— start of Task inputs —

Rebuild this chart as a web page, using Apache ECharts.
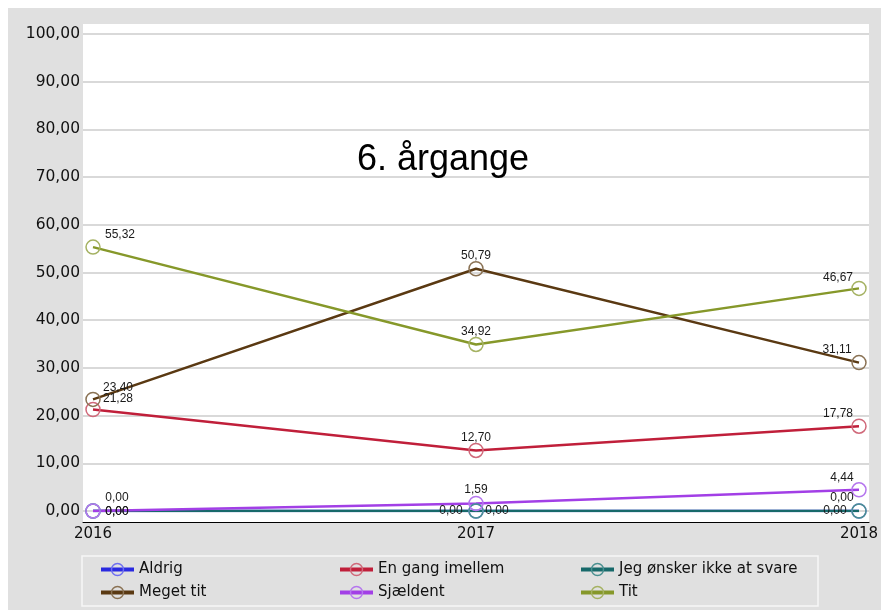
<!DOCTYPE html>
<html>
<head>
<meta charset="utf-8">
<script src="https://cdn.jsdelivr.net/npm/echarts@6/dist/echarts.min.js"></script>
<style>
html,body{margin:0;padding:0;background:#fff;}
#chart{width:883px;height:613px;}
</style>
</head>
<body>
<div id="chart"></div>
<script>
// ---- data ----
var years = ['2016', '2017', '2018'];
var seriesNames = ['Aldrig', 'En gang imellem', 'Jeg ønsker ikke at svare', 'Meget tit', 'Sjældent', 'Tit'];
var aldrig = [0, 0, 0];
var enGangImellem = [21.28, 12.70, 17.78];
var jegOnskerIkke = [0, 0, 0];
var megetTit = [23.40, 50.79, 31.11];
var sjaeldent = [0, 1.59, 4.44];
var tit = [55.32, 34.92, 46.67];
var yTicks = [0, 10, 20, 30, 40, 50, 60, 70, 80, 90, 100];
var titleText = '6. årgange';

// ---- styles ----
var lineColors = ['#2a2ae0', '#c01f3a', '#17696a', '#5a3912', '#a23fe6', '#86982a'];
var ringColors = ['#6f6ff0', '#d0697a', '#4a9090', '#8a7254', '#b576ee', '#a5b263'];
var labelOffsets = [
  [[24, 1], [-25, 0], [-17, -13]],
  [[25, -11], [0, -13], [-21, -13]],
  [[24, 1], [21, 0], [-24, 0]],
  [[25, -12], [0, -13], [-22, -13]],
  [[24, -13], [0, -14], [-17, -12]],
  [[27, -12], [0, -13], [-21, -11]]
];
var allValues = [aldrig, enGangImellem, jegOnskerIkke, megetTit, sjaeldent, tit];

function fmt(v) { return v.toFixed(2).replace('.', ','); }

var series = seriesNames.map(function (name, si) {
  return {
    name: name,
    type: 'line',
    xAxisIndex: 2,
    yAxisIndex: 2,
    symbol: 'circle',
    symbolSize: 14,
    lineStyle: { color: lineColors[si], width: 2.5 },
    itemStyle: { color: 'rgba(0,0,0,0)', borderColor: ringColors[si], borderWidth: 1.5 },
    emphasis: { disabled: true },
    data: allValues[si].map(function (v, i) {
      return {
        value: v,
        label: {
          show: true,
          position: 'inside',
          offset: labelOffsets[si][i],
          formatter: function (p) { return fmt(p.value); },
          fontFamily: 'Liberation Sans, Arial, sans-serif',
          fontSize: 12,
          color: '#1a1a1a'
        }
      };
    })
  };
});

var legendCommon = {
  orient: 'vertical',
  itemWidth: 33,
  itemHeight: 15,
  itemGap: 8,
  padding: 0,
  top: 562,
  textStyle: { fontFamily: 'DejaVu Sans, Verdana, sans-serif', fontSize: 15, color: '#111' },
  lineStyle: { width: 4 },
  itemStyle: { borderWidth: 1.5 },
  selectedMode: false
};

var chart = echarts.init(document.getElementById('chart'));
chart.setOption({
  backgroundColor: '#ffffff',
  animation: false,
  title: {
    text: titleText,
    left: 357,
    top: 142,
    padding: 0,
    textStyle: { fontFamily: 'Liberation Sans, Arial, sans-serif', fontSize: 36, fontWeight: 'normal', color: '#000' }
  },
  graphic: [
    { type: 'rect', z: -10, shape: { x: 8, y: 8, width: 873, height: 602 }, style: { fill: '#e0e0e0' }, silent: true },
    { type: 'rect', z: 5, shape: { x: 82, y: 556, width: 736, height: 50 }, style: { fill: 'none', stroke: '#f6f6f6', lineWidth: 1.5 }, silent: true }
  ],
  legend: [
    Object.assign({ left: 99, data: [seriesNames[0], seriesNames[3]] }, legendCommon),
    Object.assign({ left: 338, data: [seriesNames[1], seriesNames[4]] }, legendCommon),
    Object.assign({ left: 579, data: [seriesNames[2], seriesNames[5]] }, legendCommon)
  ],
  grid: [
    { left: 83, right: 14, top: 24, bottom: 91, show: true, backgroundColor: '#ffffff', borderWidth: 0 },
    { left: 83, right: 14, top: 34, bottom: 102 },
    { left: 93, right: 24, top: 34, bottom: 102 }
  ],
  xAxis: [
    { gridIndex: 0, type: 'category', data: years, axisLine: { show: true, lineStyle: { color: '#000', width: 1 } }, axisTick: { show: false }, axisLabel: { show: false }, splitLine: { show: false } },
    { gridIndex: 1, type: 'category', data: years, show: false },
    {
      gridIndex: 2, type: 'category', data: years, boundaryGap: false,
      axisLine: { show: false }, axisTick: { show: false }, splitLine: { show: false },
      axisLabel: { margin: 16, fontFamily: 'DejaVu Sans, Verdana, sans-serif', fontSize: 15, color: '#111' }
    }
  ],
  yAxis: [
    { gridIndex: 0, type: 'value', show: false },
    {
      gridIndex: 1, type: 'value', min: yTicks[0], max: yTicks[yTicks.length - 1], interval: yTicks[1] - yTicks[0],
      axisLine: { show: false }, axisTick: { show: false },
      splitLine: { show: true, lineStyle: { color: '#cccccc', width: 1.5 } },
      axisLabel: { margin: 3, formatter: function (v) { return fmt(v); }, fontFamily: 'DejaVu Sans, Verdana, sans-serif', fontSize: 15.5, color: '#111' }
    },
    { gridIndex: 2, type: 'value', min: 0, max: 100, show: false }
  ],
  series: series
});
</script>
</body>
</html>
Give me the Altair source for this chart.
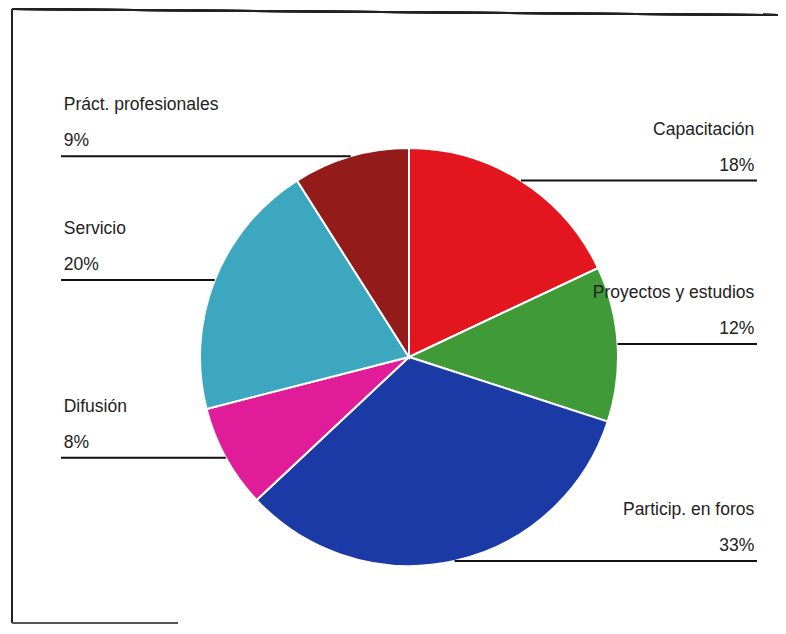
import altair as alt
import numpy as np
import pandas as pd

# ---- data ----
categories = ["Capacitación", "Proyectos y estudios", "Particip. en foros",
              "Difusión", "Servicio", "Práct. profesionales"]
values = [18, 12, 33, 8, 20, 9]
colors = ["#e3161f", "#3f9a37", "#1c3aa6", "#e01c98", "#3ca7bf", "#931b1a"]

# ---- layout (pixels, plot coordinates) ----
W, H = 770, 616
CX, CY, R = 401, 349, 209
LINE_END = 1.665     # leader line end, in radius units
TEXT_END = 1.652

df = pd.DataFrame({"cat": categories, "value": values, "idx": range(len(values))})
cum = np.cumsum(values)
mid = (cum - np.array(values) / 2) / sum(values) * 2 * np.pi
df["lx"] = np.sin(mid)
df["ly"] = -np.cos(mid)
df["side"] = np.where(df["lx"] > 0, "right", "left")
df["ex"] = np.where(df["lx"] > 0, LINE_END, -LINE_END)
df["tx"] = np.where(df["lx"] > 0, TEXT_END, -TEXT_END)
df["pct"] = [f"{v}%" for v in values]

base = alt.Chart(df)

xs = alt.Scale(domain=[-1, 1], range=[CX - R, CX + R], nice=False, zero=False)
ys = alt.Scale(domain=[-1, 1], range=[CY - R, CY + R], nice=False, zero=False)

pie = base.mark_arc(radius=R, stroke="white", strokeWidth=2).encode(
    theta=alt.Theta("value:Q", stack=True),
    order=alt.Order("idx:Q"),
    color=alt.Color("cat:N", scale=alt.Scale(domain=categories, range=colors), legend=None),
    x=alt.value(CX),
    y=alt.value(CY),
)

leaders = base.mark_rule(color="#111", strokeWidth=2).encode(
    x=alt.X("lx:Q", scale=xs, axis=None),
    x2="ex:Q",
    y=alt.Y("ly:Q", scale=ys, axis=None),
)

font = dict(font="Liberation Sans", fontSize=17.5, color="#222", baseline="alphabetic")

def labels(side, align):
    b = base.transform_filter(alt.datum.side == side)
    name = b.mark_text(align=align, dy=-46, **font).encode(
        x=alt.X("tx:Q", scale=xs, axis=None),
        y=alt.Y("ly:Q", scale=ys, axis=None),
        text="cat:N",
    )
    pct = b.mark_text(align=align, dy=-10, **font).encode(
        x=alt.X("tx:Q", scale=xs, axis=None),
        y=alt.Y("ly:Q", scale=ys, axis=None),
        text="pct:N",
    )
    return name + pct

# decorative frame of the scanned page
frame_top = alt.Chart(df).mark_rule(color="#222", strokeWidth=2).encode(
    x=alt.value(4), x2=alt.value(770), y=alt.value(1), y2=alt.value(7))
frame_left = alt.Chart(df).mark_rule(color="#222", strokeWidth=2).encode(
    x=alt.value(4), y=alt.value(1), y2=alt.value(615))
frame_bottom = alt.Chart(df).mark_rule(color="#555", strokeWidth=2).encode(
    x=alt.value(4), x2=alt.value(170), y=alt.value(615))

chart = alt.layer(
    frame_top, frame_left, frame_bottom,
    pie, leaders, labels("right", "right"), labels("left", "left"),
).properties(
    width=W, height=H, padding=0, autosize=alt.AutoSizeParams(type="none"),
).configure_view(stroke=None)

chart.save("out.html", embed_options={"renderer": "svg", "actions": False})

— end of Task inputs —

- **Given request**
Write out every line of the entries that holds the word "this".

- **The completed task**
Rebuild this chart as a web page, using Apache ECharts.
Give me the Altair source for this chart.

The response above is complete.